====== Provided information ======
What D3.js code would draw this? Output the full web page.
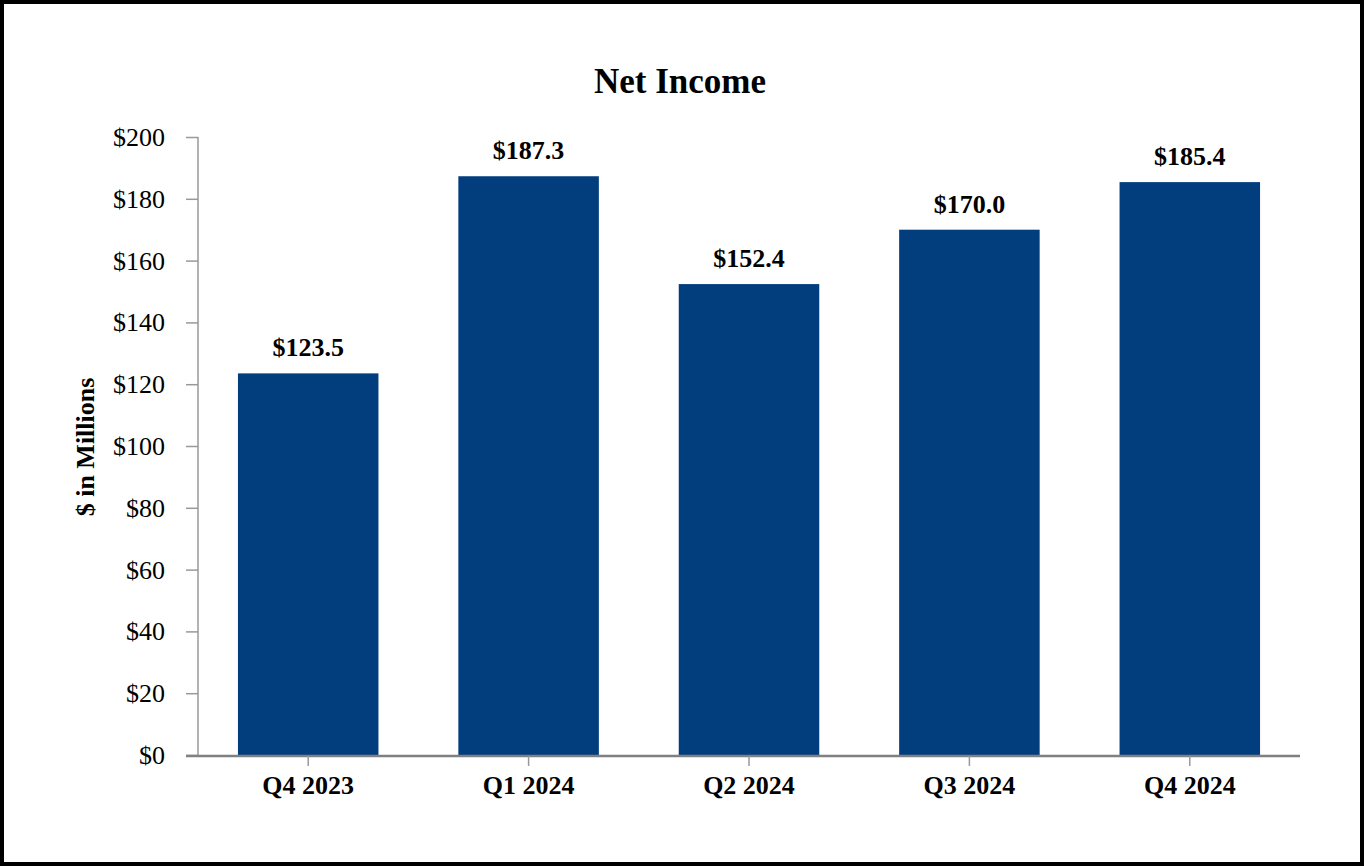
<!DOCTYPE html>
<html>
<head>
<meta charset="utf-8">
<script src="https://cdn.jsdelivr.net/npm/d3@7"></script>
<style>
html,body{margin:0;padding:0;background:#fff;}
svg{display:block;}
text{font-family:"Liberation Serif","Times New Roman",serif;fill:#000;}
</style>
</head>
<body>
<svg id="chart" width="1364" height="866"></svg>
<script>
const categories = ["Q4 2023","Q1 2024","Q2 2024","Q3 2024","Q4 2024"];
const values = [123.5, 187.3, 152.4, 170.0, 185.4];
const valueLabels = ["$123.5","$187.3","$152.4","$170.0","$185.4"];
const yTicks = [0,20,40,60,80,100,120,140,160,180,200];
const title = "Net Income";
const yTitle = "$ in Millions";

const svg = d3.select("#chart");
const W = 1364, H = 866;

svg.append("rect").attr("x",2).attr("y",2).attr("width",W-4).attr("height",H-4)
  .attr("fill","#fff").attr("stroke","#000").attr("stroke-width",4);

const x = d3.scaleBand().domain(categories).range([198,1300])
  .paddingInner(0.3625).paddingOuter(0.18125);
const y = d3.scaleLinear().domain([0,200]).range([755,137]);

// bars
svg.append("g").selectAll("rect").data(values).join("rect")
  .attr("x",(d,i)=>x(categories[i]))
  .attr("y",d=>y(d))
  .attr("width",x.bandwidth())
  .attr("height",d=>y(0)-y(d))
  .attr("fill","#023e7d");

// y axis
const yAxis = d3.axisLeft(y).tickValues(yTicks).tickSize(12).tickPadding(21)
  .tickFormat(d=>"$"+d);
const gy = svg.append("g").attr("transform","translate(198,0)").call(yAxis);
gy.select(".domain").attr("stroke","#999").attr("stroke-width",1.5).attr("d","M0,755V137");
gy.selectAll(".tick line").attr("stroke","#999").attr("stroke-width",1.5);
gy.selectAll(".tick text").style("font-family",'"Liberation Serif","Times New Roman",serif')
  .style("font-size","26px").attr("fill","#000").attr("dy","0.33em");

// x axis
const xAxis = d3.axisBottom(x).tickSize(10).tickPadding(10).tickSizeOuter(0);
const gx = svg.append("g").attr("transform","translate(0,756)").call(xAxis);
gx.select(".domain").attr("stroke","#808080").attr("stroke-width",2.5).attr("d","M186,0H1300");
gx.selectAll(".tick line").attr("stroke","#999").attr("stroke-width",1.5);
gx.selectAll(".tick text").style("font-family",'"Liberation Serif","Times New Roman",serif')
  .style("font-size","26px").style("font-weight","bold").attr("fill","#000").attr("dy","0.71em");

// value labels
svg.append("g").selectAll("text").data(values).join("text")
  .attr("x",(d,i)=>x(categories[i])+x.bandwidth()/2)
  .attr("y",d=>y(d)-17)
  .attr("text-anchor","middle")
  .style("font-size","26px").style("font-weight","bold")
  .text((d,i)=>valueLabels[i]);

// title
svg.append("text").attr("x",680).attr("y",93).attr("text-anchor","middle")
  .style("font-size","35px").style("font-weight","bold").text(title);

// y title
svg.append("text").attr("transform","translate(94,447) rotate(-90)")
  .attr("text-anchor","middle").style("font-size","26px").style("font-weight","bold")
  .text(yTitle);
</script>
</body>
</html>
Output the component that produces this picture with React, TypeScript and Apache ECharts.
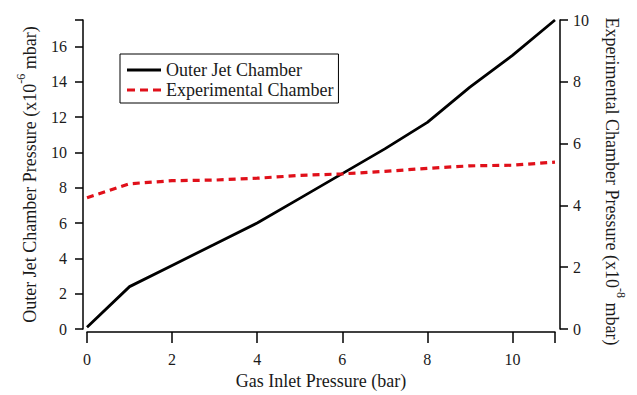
======
### [Task directions]
Copy out all the data without changing anything, and drop the pictures.

### [Solution for this task]
What D3.js code would draw this? Output the full web page.
<!DOCTYPE html>
<html>
<head>
<meta charset="utf-8">
<script src="https://cdn.jsdelivr.net/npm/d3@7"></script>
<style>
html,body{margin:0;padding:0;background:#fff;}
svg{display:block;}
text{font-family:"Liberation Serif","Times New Roman",serif;fill:#000;}
</style>
</head>
<body>
<svg id="chart" width="1364" height="866"></svg>
<script>
const categories = ["Q4 2023","Q1 2024","Q2 2024","Q3 2024","Q4 2024"];
const values = [123.5, 187.3, 152.4, 170.0, 185.4];
const valueLabels = ["$123.5","$187.3","$152.4","$170.0","$185.4"];
const yTicks = [0,20,40,60,80,100,120,140,160,180,200];
const title = "Net Income";
const yTitle = "$ in Millions";

const svg = d3.select("#chart");
const W = 1364, H = 866;

svg.append("rect").attr("x",2).attr("y",2).attr("width",W-4).attr("height",H-4)
  .attr("fill","#fff").attr("stroke","#000").attr("stroke-width",4);

const x = d3.scaleBand().domain(categories).range([198,1300])
  .paddingInner(0.3625).paddingOuter(0.18125);
const y = d3.scaleLinear().domain([0,200]).range([755,137]);

// bars
svg.append("g").selectAll("rect").data(values).join("rect")
  .attr("x",(d,i)=>x(categories[i]))
  .attr("y",d=>y(d))
  .attr("width",x.bandwidth())
  .attr("height",d=>y(0)-y(d))
  .attr("fill","#023e7d");

// y axis
const yAxis = d3.axisLeft(y).tickValues(yTicks).tickSize(12).tickPadding(21)
  .tickFormat(d=>"$"+d);
const gy = svg.append("g").attr("transform","translate(198,0)").call(yAxis);
gy.select(".domain").attr("stroke","#999").attr("stroke-width",1.5).attr("d","M0,755V137");
gy.selectAll(".tick line").attr("stroke","#999").attr("stroke-width",1.5);
gy.selectAll(".tick text").style("font-family",'"Liberation Serif","Times New Roman",serif')
  .style("font-size","26px").attr("fill","#000").attr("dy","0.33em");

// x axis
const xAxis = d3.axisBottom(x).tickSize(10).tickPadding(10).tickSizeOuter(0);
const gx = svg.append("g").attr("transform","translate(0,756)").call(xAxis);
gx.select(".domain").attr("stroke","#808080").attr("stroke-width",2.5).attr("d","M186,0H1300");
gx.selectAll(".tick line").attr("stroke","#999").attr("stroke-width",1.5);
gx.selectAll(".tick text").style("font-family",'"Liberation Serif","Times New Roman",serif')
  .style("font-size","26px").style("font-weight","bold").attr("fill","#000").attr("dy","0.71em");

// value labels
svg.append("g").selectAll("text").data(values).join("text")
  .attr("x",(d,i)=>x(categories[i])+x.bandwidth()/2)
  .attr("y",d=>y(d)-17)
  .attr("text-anchor","middle")
  .style("font-size","26px").style("font-weight","bold")
  .text((d,i)=>valueLabels[i]);

// title
svg.append("text").attr("x",680).attr("y",93).attr("text-anchor","middle")
  .style("font-size","35px").style("font-weight","bold").text(title);

// y title
svg.append("text").attr("transform","translate(94,447) rotate(-90)")
  .attr("text-anchor","middle").style("font-size","26px").style("font-weight","bold")
  .text(yTitle);
</script>
</body>
</html>
Output the component that produces this picture with React, TypeScript and Apache ECharts.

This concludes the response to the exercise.